**WRITTEN REQUEST:** Omit the images. Copy each entry word for word.

**INPUT:**
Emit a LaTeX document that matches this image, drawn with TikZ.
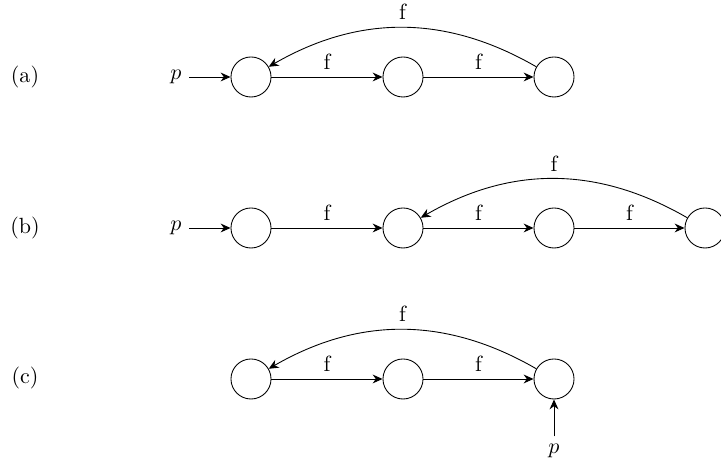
\documentclass[tikz,border=0pt]{standalone}
\usetikzlibrary{arrows.meta}
\begin{document}
\begin{tikzpicture}[x=0.4545pt,y=0.4545pt,
  state/.style={circle,draw,fill=white,minimum size=18.2pt,inner sep=0pt},
  edge/.style={-{Stealth[length=4.5pt,width=4pt]}}]
\useasboundingbox (0,0) rectangle (721,469);
% row (a)
\node (la) at (25,392) {(a)};
\node (pa) at (176,392) {$p$};
\node[state] (a1) at (251,392) {};
\node[state] (a2) at (403,392) {};
\node[state] (a3) at (554,392) {};
\draw[edge] (pa) -- (a1);
\draw[edge] (a1) -- node[above]{f} (a2);
\draw[edge] (a2) -- node[above]{f} (a3);
\draw[edge] (a3) to[bend right=30] node[above]{f} (a1);
% row (b)
\node (lb) at (25,241) {(b)};
\node (pb) at (176,241) {$p$};
\node[state] (b1) at (251,241) {};
\node[state] (b2) at (403,241) {};
\node[state] (b3) at (554,241) {};
\node[state] (b4) at (705,241) {};
\draw[edge] (pb) -- (b1);
\draw[edge] (b1) -- node[above]{f} (b2);
\draw[edge] (b2) -- node[above]{f} (b3);
\draw[edge] (b3) -- node[above]{f} (b4);
\draw[edge] (b4) to[bend right=30] node[above]{f} (b2);
% row (c)
\node (lc) at (25,91) {(c)};
\node[state] (c1) at (251,90) {};
\node[state] (c2) at (403,90) {};
\node[state] (c3) at (554,90) {};
\node (pc) at (554,18) {$p$};
\draw[edge] (pc) -- (c3);
\draw[edge] (c1) -- node[above]{f} (c2);
\draw[edge] (c2) -- node[above]{f} (c3);
\draw[edge] (c3) to[bend right=30] node[above]{f} (c1);
\end{tikzpicture}
\end{document}
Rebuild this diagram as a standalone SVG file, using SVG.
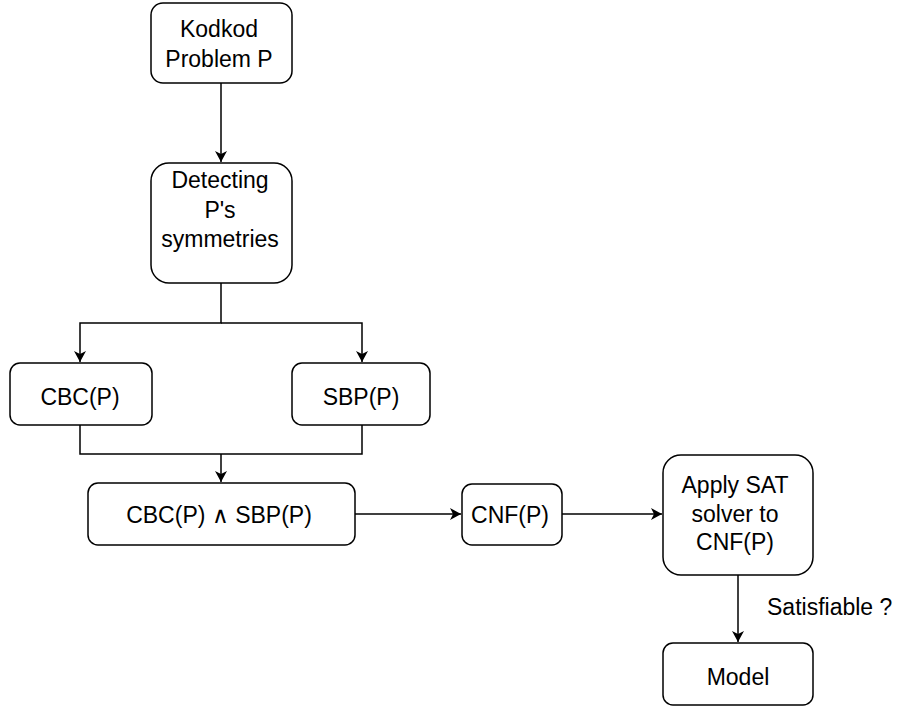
<svg xmlns="http://www.w3.org/2000/svg" width="899" height="708" viewBox="0 0 899 708">
<style>
.box{fill:#fff;stroke:#000;stroke-width:1.5}
.t{font-family:"Liberation Sans",Arial,sans-serif;font-size:23px;fill:#000;text-anchor:middle}
.c{fill:none;stroke:#000;stroke-width:1.5}
</style>
<defs>
<marker id="arr" markerUnits="userSpaceOnUse" markerWidth="12" markerHeight="12" refX="11" refY="6" orient="auto">
<path d="M0,0 L11,6 L0,12 L3,6 z" fill="#000"/>
</marker>
</defs>
<rect width="899" height="708" fill="#fff"/>
<g id="connectors">
<path class="c" d="M221,83 V162" marker-end="url(#arr)"/>
<path class="c" d="M221,283 V323 H80 V362" marker-end="url(#arr)"/>
<path class="c" d="M221,323 H362 V362" marker-end="url(#arr)"/>
<path class="c" d="M80,425 V454 H362 V425"/>
<path class="c" d="M221,454 V482" marker-end="url(#arr)"/>
<path class="c" d="M355,514 H461" marker-end="url(#arr)"/>
<path class="c" d="M562,514 H662" marker-end="url(#arr)"/>
<path class="c" d="M738,575 V642" marker-end="url(#arr)"/>
<text class="t" x="767" y="615" style="text-anchor:start">Satisfiable ?</text>
</g>
<g id="kodkod">
<rect class="box" x="151" y="3" width="141" height="80" rx="12"/>
<text class="t" x="219" y="37">Kodkod</text>
<text class="t" x="219" y="67">Problem P</text>
</g>
<g id="detecting">
<rect class="box" x="151" y="163" width="141" height="120" rx="18"/>
<text class="t" x="220" y="188">Detecting</text>
<text class="t" x="220" y="218">P's</text>
<text class="t" x="220" y="247">symmetries</text>
</g>
<g id="cbc">
<rect class="box" x="10" y="363" width="142" height="62" rx="10"/>
<text class="t" x="80" y="405">CBC(P)</text>
</g>
<g id="sbp">
<rect class="box" x="292" y="363" width="138" height="62" rx="10"/>
<text class="t" x="361" y="405">SBP(P)</text>
</g>
<g id="cbc-and-sbp">
<rect class="box" x="88" y="483" width="267" height="62" rx="10"/>
<text class="t" x="219" y="523">CBC(P) ∧ SBP(P)</text>
</g>
<g id="cnf">
<rect class="box" x="462" y="484" width="100" height="61" rx="10"/>
<text class="t" x="510" y="523">CNF(P)</text>
</g>
<g id="sat">
<rect class="box" x="663" y="455" width="150" height="120" rx="18"/>
<text class="t" x="735" y="493">Apply SAT</text>
<text class="t" x="735" y="522">solver to</text>
<text class="t" x="735" y="550">CNF(P)</text>
</g>
<g id="model">
<rect class="box" x="663" y="643" width="150" height="62" rx="10"/>
<text class="t" x="738" y="685">Model</text>
</g>
</svg>
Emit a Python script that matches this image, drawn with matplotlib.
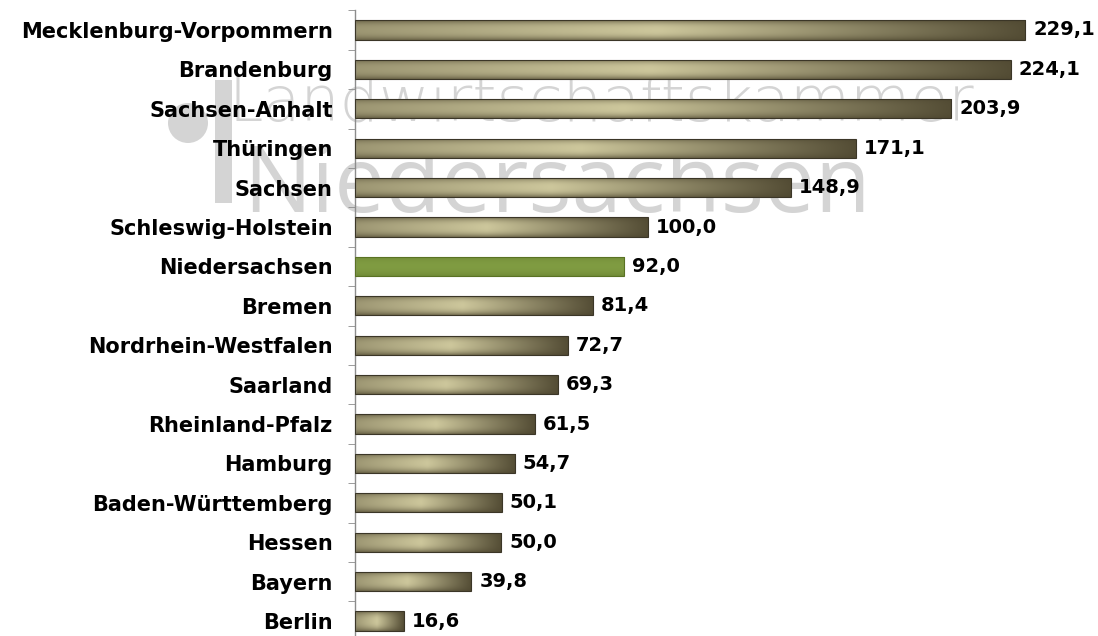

**SOLUTION BELOW:**
Emit a LaTeX document that matches this image, drawn with TikZ.
\documentclass[tikz,border=0pt]{standalone}
\usetikzlibrary{arrows.meta}
\begin{document}
\begin{tikzpicture}[x=0.4545pt,y=0.4545pt,
  state/.style={circle,draw,fill=white,minimum size=18.2pt,inner sep=0pt},
  edge/.style={-{Stealth[length=4.5pt,width=4pt]}}]
\useasboundingbox (0,0) rectangle (721,469);
% row (a)
\node (la) at (25,392) {(a)};
\node (pa) at (176,392) {$p$};
\node[state] (a1) at (251,392) {};
\node[state] (a2) at (403,392) {};
\node[state] (a3) at (554,392) {};
\draw[edge] (pa) -- (a1);
\draw[edge] (a1) -- node[above]{f} (a2);
\draw[edge] (a2) -- node[above]{f} (a3);
\draw[edge] (a3) to[bend right=30] node[above]{f} (a1);
% row (b)
\node (lb) at (25,241) {(b)};
\node (pb) at (176,241) {$p$};
\node[state] (b1) at (251,241) {};
\node[state] (b2) at (403,241) {};
\node[state] (b3) at (554,241) {};
\node[state] (b4) at (705,241) {};
\draw[edge] (pb) -- (b1);
\draw[edge] (b1) -- node[above]{f} (b2);
\draw[edge] (b2) -- node[above]{f} (b3);
\draw[edge] (b3) -- node[above]{f} (b4);
\draw[edge] (b4) to[bend right=30] node[above]{f} (b2);
% row (c)
\node (lc) at (25,91) {(c)};
\node[state] (c1) at (251,90) {};
\node[state] (c2) at (403,90) {};
\node[state] (c3) at (554,90) {};
\node (pc) at (554,18) {$p$};
\draw[edge] (pc) -- (c3);
\draw[edge] (c1) -- node[above]{f} (c2);
\draw[edge] (c2) -- node[above]{f} (c3);
\draw[edge] (c3) to[bend right=30] node[above]{f} (c1);
\end{tikzpicture}
\end{document}
Rebuild this diagram as a standalone SVG file, using SVG.
<svg xmlns="http://www.w3.org/2000/svg" width="899" height="708" viewBox="0 0 899 708">
<style>
.box{fill:#fff;stroke:#000;stroke-width:1.5}
.t{font-family:"Liberation Sans",Arial,sans-serif;font-size:23px;fill:#000;text-anchor:middle}
.c{fill:none;stroke:#000;stroke-width:1.5}
</style>
<defs>
<marker id="arr" markerUnits="userSpaceOnUse" markerWidth="12" markerHeight="12" refX="11" refY="6" orient="auto">
<path d="M0,0 L11,6 L0,12 L3,6 z" fill="#000"/>
</marker>
</defs>
<rect width="899" height="708" fill="#fff"/>
<g id="connectors">
<path class="c" d="M221,83 V162" marker-end="url(#arr)"/>
<path class="c" d="M221,283 V323 H80 V362" marker-end="url(#arr)"/>
<path class="c" d="M221,323 H362 V362" marker-end="url(#arr)"/>
<path class="c" d="M80,425 V454 H362 V425"/>
<path class="c" d="M221,454 V482" marker-end="url(#arr)"/>
<path class="c" d="M355,514 H461" marker-end="url(#arr)"/>
<path class="c" d="M562,514 H662" marker-end="url(#arr)"/>
<path class="c" d="M738,575 V642" marker-end="url(#arr)"/>
<text class="t" x="767" y="615" style="text-anchor:start">Satisfiable ?</text>
</g>
<g id="kodkod">
<rect class="box" x="151" y="3" width="141" height="80" rx="12"/>
<text class="t" x="219" y="37">Kodkod</text>
<text class="t" x="219" y="67">Problem P</text>
</g>
<g id="detecting">
<rect class="box" x="151" y="163" width="141" height="120" rx="18"/>
<text class="t" x="220" y="188">Detecting</text>
<text class="t" x="220" y="218">P's</text>
<text class="t" x="220" y="247">symmetries</text>
</g>
<g id="cbc">
<rect class="box" x="10" y="363" width="142" height="62" rx="10"/>
<text class="t" x="80" y="405">CBC(P)</text>
</g>
<g id="sbp">
<rect class="box" x="292" y="363" width="138" height="62" rx="10"/>
<text class="t" x="361" y="405">SBP(P)</text>
</g>
<g id="cbc-and-sbp">
<rect class="box" x="88" y="483" width="267" height="62" rx="10"/>
<text class="t" x="219" y="523">CBC(P) ∧ SBP(P)</text>
</g>
<g id="cnf">
<rect class="box" x="462" y="484" width="100" height="61" rx="10"/>
<text class="t" x="510" y="523">CNF(P)</text>
</g>
<g id="sat">
<rect class="box" x="663" y="455" width="150" height="120" rx="18"/>
<text class="t" x="735" y="493">Apply SAT</text>
<text class="t" x="735" y="522">solver to</text>
<text class="t" x="735" y="550">CNF(P)</text>
</g>
<g id="model">
<rect class="box" x="663" y="643" width="150" height="62" rx="10"/>
<text class="t" x="738" y="685">Model</text>
</g>
</svg>
Emit a Python script that matches this image, drawn with matplotlib.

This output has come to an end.